Outra coisa que ajuda é não estar pessoalmente investido em ser “cool”. Quando nossa identidade deriva de projetarmos uma certa imagem, a gente tende a gravitar em torno de assuntos que reforcem essa imagem de alguma forma: moda, cultura jovem, indústria do entretenimento, etc. Não ter essa preocupação dá uma clareza porque mesmo assuntos técnicos (seguros B2B, medicações neurológicas, feiras de negócio, saúde animal, etc. - já passamos por todos esses!), ou decididamente “não cool” como crédito consignado ou fraldas para adultos são igualmente interessantes, porque as recompensas não-financeiras são a descoberta e o aprendizado, não ser visto de uma determinada forma. A curiosidade e a capacidade de imaginar o amanhã, mas com os pés firmes no chão das evidências, são estados mentais que não requerem bigode de dono de circo, cabelos multicoloridos, óculos de aro grosso colorido, ter (ou parecer ter) menos de 35 anos ou qualquer outra coisa que possa ser sinalização de ser moderno ou “cool”.
Contando um pouco sobre como fazemos por aqui, na frente de entender o fluxo das inovações e caçar oportunidades fora, nosso papel com os Trend Scouts, além de evitar que a gente se perca na tradução da cultura dos outros, é entender quais lugares são mais influentes para quais assuntos e categorias e saber onde procurar o que tem mais potencial. Escolher para onde vamos olhar já é parte do processo de investigação.
Em 2011, a gente fez um estudo proprietário sobre alimentação saudável em 25 cidades do mundo que identificou propostas de valor emergentes na época que são absolutamente consolidadas hoje e pilares de produtos de muito sucesso: a ênfase na quantidade de proteínas (ponto chave do YoPro, um dos maiores cases recentes no setor), os clean labels e listas minimalistas de ingredientes (ponto chave da RX Bar, fundada em 2012 e vendida para a Kellogg em 2017 por 600 milhões de dólares e com me too brasileiro), as padarias artesanais, entre outras. Em 2014, esse estudo foi apresentado em um evento de um líder global do setor de alimentos e muita coisa ainda era nova para a audiência.

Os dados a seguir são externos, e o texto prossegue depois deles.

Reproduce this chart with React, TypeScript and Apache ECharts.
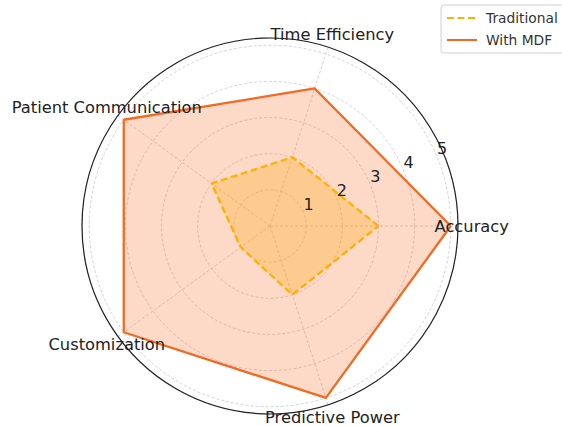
import React, { useEffect, useRef } from "react";
import * as echarts from "echarts";

const categories = ["Accuracy", "Time Efficiency", "Patient Communication", "Customization", "Predictive Power"];
const traditional = [3, 2, 2, 1, 2];
const withMDF = [5, 4, 5, 5, 5];
const radialTicks = [1, 2, 3, 4, 5];
const seriesNames = ["Traditional", "With MDF"];

const FONT = "DejaVu Sans";
const STEP = 360 / categories.length;
const R_MAX = 5.2;
const LABEL_R = 5.58;
const TICK_ANGLE = 22.5;

function toPolar(vals: number[]) {
  const pts = vals.map((v, i) => [v, i * STEP]);
  pts.push([vals[0], 360]);
  return pts;
}

export default function App() {
  const ref = useRef<HTMLDivElement>(null);
  useEffect(() => {
    if (!ref.current) return;
    const chart = echarts.init(ref.current, null, { renderer: "svg" });
    const option: any = {
      animation: false,
      backgroundColor: "#ffffff",
      textStyle: { fontFamily: FONT },
      polar: { center: [270, 226], radius: 188 },
      angleAxis: {
        type: "value",
        min: 0,
        max: 360,
        interval: STEP,
        startAngle: 0,
        clockwise: false,
        axisLine: { show: true, lineStyle: { color: "#222222", width: 1.2 } },
        axisTick: { show: false },
        axisLabel: { show: false },
        splitLine: { show: true, lineStyle: { color: "#c8c8c8", width: 0.8, type: [3, 2] } },
      },
      radiusAxis: {
        type: "value",
        min: 0,
        max: R_MAX,
        interval: 1,
        axisLine: { show: false },
        axisTick: { show: false },
        axisLabel: { show: false },
        splitLine: { show: true, lineStyle: { color: "#c8c8c8", width: 0.8, type: [3, 2] } },
      },
      legend: {
        data: seriesNames,
        orient: "vertical",
        left: 441,
        top: 5,
        itemWidth: 30,
        itemHeight: 12,
        itemGap: 8,
        padding: [6, 8, 6, 5],
        backgroundColor: "#ffffff",
        borderColor: "#d0d0d0",
        borderWidth: 1,
        borderRadius: 3,
        itemStyle: { opacity: 0 },
        textStyle: { fontFamily: FONT, fontSize: 13.8, color: "#333333", padding: [0, 0, 0, 4] },
      },
      series: [
        {
          name: "With MDF",
          type: "line",
          coordinateSystem: "polar",
          data: toPolar(withMDF),
          symbol: "none",
          lineStyle: { color: "#f26a21", width: 2.3 },
          itemStyle: { color: "#f26a21" },
          areaStyle: { color: "#f26a21", opacity: 0.25 },
          z: 2,
        },
        {
          name: "Traditional",
          type: "line",
          coordinateSystem: "polar",
          data: toPolar(traditional),
          symbol: "none",
          lineStyle: { color: "#ffb000", width: 2.3, type: [7, 3.5] },
          itemStyle: { color: "#ffb000" },
          areaStyle: { color: "#ffa500", opacity: 0.28 },
          z: 3,
        },
      ],
    };
    chart.setOption(option);

    const graphics: any[] = [];
    categories.forEach((c, i) => {
      const p = chart.convertToPixel({ seriesIndex: 0 }, [LABEL_R, i * STEP]) as number[];
      graphics.push({
        type: "text",
        x: p[0],
        y: p[1],
        z: 10,
        style: {
          text: c,
          fontFamily: FONT,
          fontSize: 16.3,
          fill: "#222222",
          align: "center",
          verticalAlign: "middle",
        },
      });
    });
    radialTicks.forEach((t) => {
      const p = chart.convertToPixel({ seriesIndex: 0 }, [t, TICK_ANGLE]) as number[];
      graphics.push({
        type: "text",
        x: p[0],
        y: p[1],
        z: 10,
        style: {
          text: String(t),
          fontFamily: FONT,
          fontSize: 16,
          fill: "#222222",
          align: "left",
          verticalAlign: "bottom",
        },
      });
    });
    chart.setOption({ graphic: graphics });

    return () => chart.dispose();
  }, []);
  return (
    <div
      ref={ref}
      style={{ position: "fixed", left: 0, top: 0, width: 562, height: 426, background: "#fff" }}
    />
  );
}
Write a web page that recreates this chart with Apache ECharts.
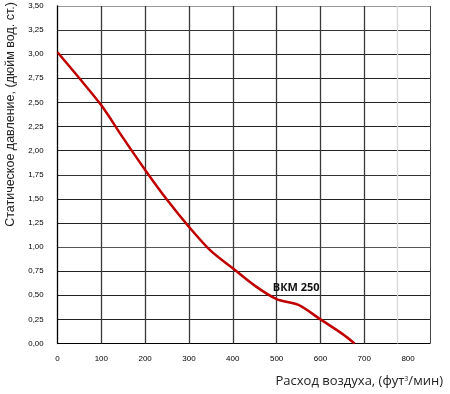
<!DOCTYPE html>
<html><head><meta charset="utf-8">
<script src="https://cdn.jsdelivr.net/npm/echarts@6/dist/echarts.min.js"></script>
<style>html,body{margin:0;padding:0;background:#fff}#c{width:450px;height:394px}</style>
</head><body><div id="c"></div>
<script>
const airflow = [0, 50, 100, 150, 200, 250, 300, 350, 400, 450, 500, 550, 600, 650, 678];
const pressure = [3.02, 2.75, 2.47, 2.13, 1.80, 1.49, 1.21, 0.96, 0.78, 0.60, 0.46, 0.40, 0.25, 0.10, 0.0];
const seriesName = 'ВКМ 250';
const labelPoint = [490, 0.575];
const xGrid = [100, 200, 300, 400, 500, 600, 700];
const xLightGrid = [775];
const xTitleMain = 'Расход воздуха, (фут';
const xTitleSup = '3';
const xTitleEnd = '/мин)';
const yTitle = 'Статическое давление, (дюйм вод. ст.)';

const chart = echarts.init(document.getElementById('c'), null, {renderer: 'canvas'});
const vLines = xGrid.map(v => ({xAxis: v, lineStyle: {color: '#3a3a3a', width: 1.3, type: 'solid'}}))
  .concat(xLightGrid.map(v => ({xAxis: v, lineStyle: {color: '#d8d8d8', width: 1.3, type: 'solid'}})))
  .concat([{xAxis: 850, lineStyle: {color: '#444', width: 1, type: 'solid'}}]);
chart.setOption({
  animation: false,
  grid: {left: 57.5, right: 20, top: 6, bottom: 50.5, containLabel: false, outerBoundsMode: 'none'},
  xAxis: {
    type: 'value', min: 0, max: 850, interval: 100,
    axisLine: {show: true, lineStyle: {color: '#000', width: 1}},
    axisTick: {show: false},
    splitLine: {show: false},
    axisLabel: {color: '#000', fontSize: 8, fontFamily: 'Liberation Sans', margin: 11,
      formatter: v => (v % 100 === 0 ? String(v) : '')}
  },
  yAxis: {
    type: 'value', min: 0, max: 3.5, interval: 0.25,
    axisLine: {show: true, lineStyle: {color: '#000', width: 1.3}},
    axisTick: {show: false},
    splitLine: {show: true, lineStyle: {color: ['#333','#222','#222','#222','#555','#222','#222','#333','#222','#222','#222','#222','#222','#333','#999'], width: 1.2}},
    axisLabel: {color: '#000', fontSize: 7.8, fontFamily: 'Liberation Sans', margin: 14,
      formatter: v => v.toFixed(2).replace('.', ',')}
  },
  graphic: [{
    type: 'text', right: 7, top: 375,
    style: {
      text: '{m|' + xTitleMain + '}{s|' + xTitleSup + '}{m|' + xTitleEnd + '}',
      rich: {
        m: {fontSize: 13, fontFamily: 'Open Sans', fill: '#222', color: '#222'},
        s: {fontSize: 7, fontFamily: 'Open Sans', fill: '#222', color: '#222', verticalAlign: 'top', padding: [0, 0, 6, 0]}
      }
    }
  }, {
    type: 'text', x: 17, y: 2, rotation: Math.PI / 2,
    style: {text: yTitle, fontSize: 12.5, fontFamily: 'Liberation Sans', fill: '#222',
      align: 'right', verticalAlign: 'bottom'}
  }],
  series: [{
    type: 'line', name: seriesName,
    data: airflow.map((x, i) => [x, pressure[i]]),
    smooth: 0.3, symbol: 'none',
    lineStyle: {color: '#c00000', width: 2.5},
    z: 5,
    markLine: {silent: true, symbol: 'none', label: {show: false}, data: vLines, z: 1},
    markPoint: {
      symbol: 'rect', symbolSize: 1, itemStyle: {color: 'transparent'},
      label: {show: true, position: 'right', distance: 0, formatter: seriesName,
        fontSize: 11, fontWeight: 'bold', fontFamily: 'Open Sans', color: '#111'},
      data: [{coord: labelPoint}]
    }
  }]
});
</script></body></html>
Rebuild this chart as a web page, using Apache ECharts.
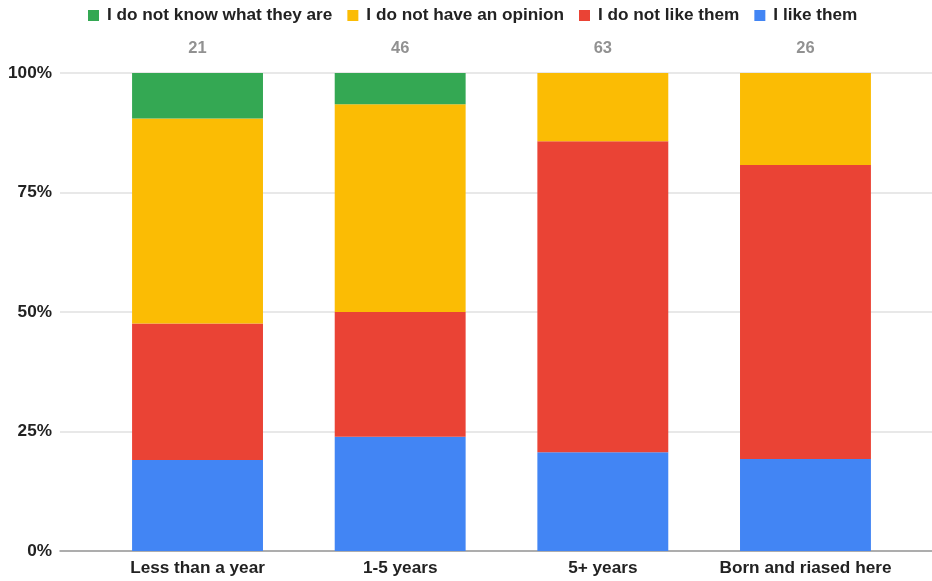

Usando essa mesma metodologia com clientes, já fizemos estudos sobre linhas aéreas (que gerou uma linha de receita que segue aberta até hoje e certamente pagou milhares de vezes pelo estudo), sobre o mercado de beleza, de foodservice, de varejo, e mais muitos outros. Em muitos casos, isso aconteceu em paralelo a métodos quali e quanti, às vezes mais tradicionais, às vezes com o nosso twist, porque aprofundar na nossa realidade é fundamental, não opcional. Em muitos casos, fechamos com workshops e outros entregáveis mão na massa para ajudar nossos clientes a priorizar oportunidades e tirar do papel, porque trazer um monte de caminhos e novidades sem cruzar isso com um entendimento do negócio e das possibilidades das marcas não é estratégia, é entretenimento.
Então, nesse fim de ano em que chovem relatórios de tendência com os mesmos temas gerais de sempre (autenticidade, “a primeira geração nativa digital da história” - era a Y, depois a Z, agora é a Alpha - o que é ser nativo digital mesmo? Dá até para fazer um bingo), esqueça o relatório generalista - se você realmente quer se comprometer em explorar futuros mais vantajosos na sua categoria, inclua um trabalho sob medida em seu planejamento estratégico.